Closed jameswilburlewis closed 1 month ago
There is Akebono PWS data available at https://data.darts.isas.jaxa.jp/pub/akebono/pws , but no orbit or RDM data yet that I can see.
The DARTS admins pointed me at a search interface here: https://www.darts.isas.jaxa.jp/stp/akebono/data.html , but I don't see a way to access individual files, only zip archives of data meeting the search criteria. I guess we can work with it if we have to, but hopefully there are still URLs to the individual files.
I think this might be where the original data products have moved to:
https://darts.isas.jaxa.jp/app/stp/data/exosd/
RDM data at this location appears to be working as before. Orbit data is producing errors:
File "/Users/jwl/PycharmProjects/pyspedas/venv/lib/python3.9/site-packages/pandas/io/parsers/c_parser_wrapper.py", line 93, in __init__
self._reader = parsers.TextReader(src, **kwds)
File "parsers.pyx", line 579, in pandas._libs.parsers.TextReader.__cinit__
File "parsers.pyx", line 668, in pandas._libs.parsers.TextReader._get_header
File "parsers.pyx", line 879, in pandas._libs.parsers.TextReader._tokenize_rows
File "parsers.pyx", line 890, in pandas._libs.parsers.TextReader._check_tokenize_status
File "parsers.pyx", line 2050, in pandas._libs.parsers.raise_parser_error
UnicodeDecodeError: 'utf-8' codec can't decode byte 0x8b in position 1: invalid start byte
The issue seems to be that the server is delivering text files, with a .txt suffix, .but they are gzip encoded and need a gunzip step in order to be loaded. (In a browser, this seems to happen automatically. I wonder if there's an option we can pass to the requests library via spd_download() to take care of it?)

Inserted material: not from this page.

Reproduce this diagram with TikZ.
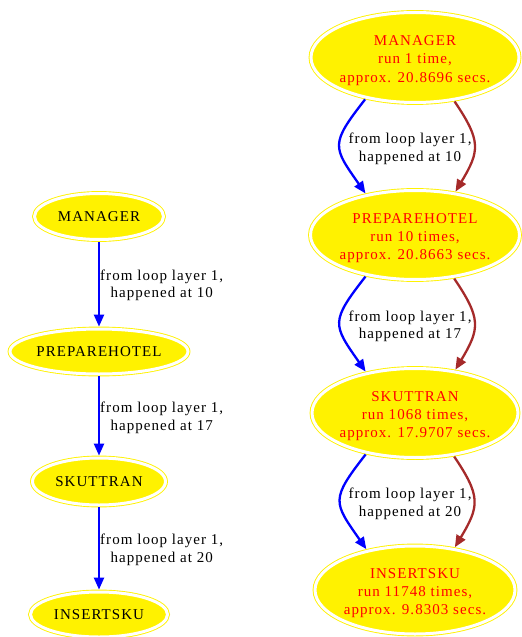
\documentclass[tikz,border=0pt]{standalone}
\usepackage{fontspec}
\setmainfont{Liberation Serif}[LetterSpace=7]
\usetikzlibrary{shapes.geometric,arrows.meta,calc}
\definecolor{edgebrown}{HTML}{A52A2A}
\begin{document}
\begin{tikzpicture}[x=1bp,y=1bp,
  every node/.style={font=\fontsize{15bp}{17.5bp}\selectfont, inner sep=0pt},
  task/.style={ellipse, fill=yellow, draw=yellow, line width=0.9bp,
    double=white, double distance=3bp, outer sep=2.4bp},
  caption/.style={align=center},
  timing/.style={align=center, text=red, font=\fontsize{15bp}{18.3bp}\selectfont},
  note/.style={align=center},
  flow/.style={line width=2.3bp, -{Triangle[length=12bp,width=10bp]}}]
\useasboundingbox (0,0) rectangle (522,-637);

% plain call chain
\node[task, minimum width=129bp, minimum height=46bp] (lm) at (99,-216.5) {};
\node[task, minimum width=178bp, minimum height=45bp] (lp) at (99,-351.5) {};
\node[task, minimum width=133bp, minimum height=47bp] (ls) at (99,-481.5) {};
\node[task, minimum width=137bp, minimum height=45bp] (li) at (99,-614.5) {};
\node[caption] (lmt) at (lm) {MANAGER};
\node[caption] (lpt) at (lp) {PREPAREHOTEL};
\node[caption] (lst) at (ls) {SKUTTRAN};
\node[caption] (lit) at (li) {INSERTSKU};

\draw[flow, blue] (lm) -- (lp);
\draw[flow, blue] (lp) -- (ls);
\draw[flow, blue] (ls) -- (li);
\node[note, anchor=west] (ll1) at ($(lm)!0.5!(lp)+(1,-1.5)$) {from loop layer 1,\\happened at 10};
\node[note, anchor=west] (ll2) at ($(lp)!0.5!(ls)+(1,-1.5)$) {from loop layer 1,\\happened at 17};
\node[note, anchor=west] (ll3) at ($(ls)!0.5!(li)+(1,-2)$) {from loop layer 1,\\happened at 20};

% call chain with run counts and timings
\node[task, minimum width=208bp, minimum height=90bp] (rm) at (415,-57.5) {};
\node[task, minimum width=209bp, minimum height=89bp] (rp) at (415,-235) {};
\node[task, minimum width=206bp, minimum height=89bp] (rs) at (415,-413) {};
\node[task, minimum width=200bp, minimum height=88bp] (ri) at (415,-590) {};
\node[timing] (rmt) at ($(rm)+(0,-3)$) {MANAGER\\run 1 time,\\approx. 20.8696 secs.};
\node[timing] (rpt) at ($(rp)+(0,-3)$) {PREPAREHOTEL\\run 10 times,\\approx. 20.8663 secs.};
\node[timing] (rst) at ($(rs)+(0,-3)$) {SKUTTRAN\\run 1068 times,\\approx. 17.9707 secs.};
\node[timing] (rit) at ($(ri)+(0,-3)$) {INSERTSKU\\run 11748 times,\\approx. 9.8303 secs.};

\node[note] (rl1) at ($(rm)!0.5!(rp)+(-5,-2.5)$) {from loop layer 1,\\happened at 10};
\node[note] (rl2) at ($(rp)!0.5!(rs)+(-5,-2.5)$) {from loop layer 1,\\happened at 17};
\node[note] (rl3) at ($(rs)!0.5!(ri)+(-5,-2.5)$) {from loop layer 1,\\happened at 20};

\draw[flow, blue] (rm.220) to[out=232, in=125, looseness=1.55] (rp.140);
\draw[flow, edgebrown] (rm.312) to[out=304, in=59, looseness=1.35] (rp.47);
\draw[flow, blue] (rp.220) to[out=232, in=125, looseness=1.55] (rs.140);
\draw[flow, edgebrown] (rp.312) to[out=304, in=59, looseness=1.35] (rs.47);
\draw[flow, blue] (rs.220) to[out=232, in=125, looseness=1.55] (ri.140);
\draw[flow, edgebrown] (rs.312) to[out=304, in=59, looseness=1.35] (ri.47);
\end{tikzpicture}
\end{document}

Kludgey solution for orbit and rdm processing:
Add a gz flag to load_csv_file, if True, specify compression='gzip' when reading the CSV with pandas
In orb_postprocessing and rdm_postprocessing:
try:
data = load_csv_file(files, cols=cols)
except UnicodeDecodeError:
data = load_csv_file(files, cols=cols, gz=True)
I suppose this could fail if there were a mixture of old (uncompressed) and new (gzip compressed) files in the data directory.
Non-kludgey solutions might be to try to detect if a file is gzip-compressed before passing it to pandas. Or keep track of the encoding/compression in spd_download and uncompress if necessary, or negotiate with the server to deliver uncompressed data...?
Our akebono tests are failing because they can no longer download data. We were getting it from http://darts.isas.jaxa.jp/stp/data/exosd/ , but that URL now attempts (unsuccessully!) to redirect to the home page.
I can see some akebono data here:
https://data.darts.isas.jaxa.jp/pub/akebono/
but it only appears to have data for the pws instrument, and not rdm or orb which we previously had access to.
There is a notice on their front page https://darts.isas.jaxa.jp/ :
August 2024
Due to changes to the website configuration and maintenance of the data publishing path, paths will change and some apps will be unavailable. We apologize for the inconvenience. [Maintenance] [Period] 2024-08-20 12:00 -- 2024-08-23 12:00 (JST)
So perhaps things are still being moved. The akebono tests are disabled for now.
If this situation persists, it would be good to get in touch and see if rdm and orb data will still be available.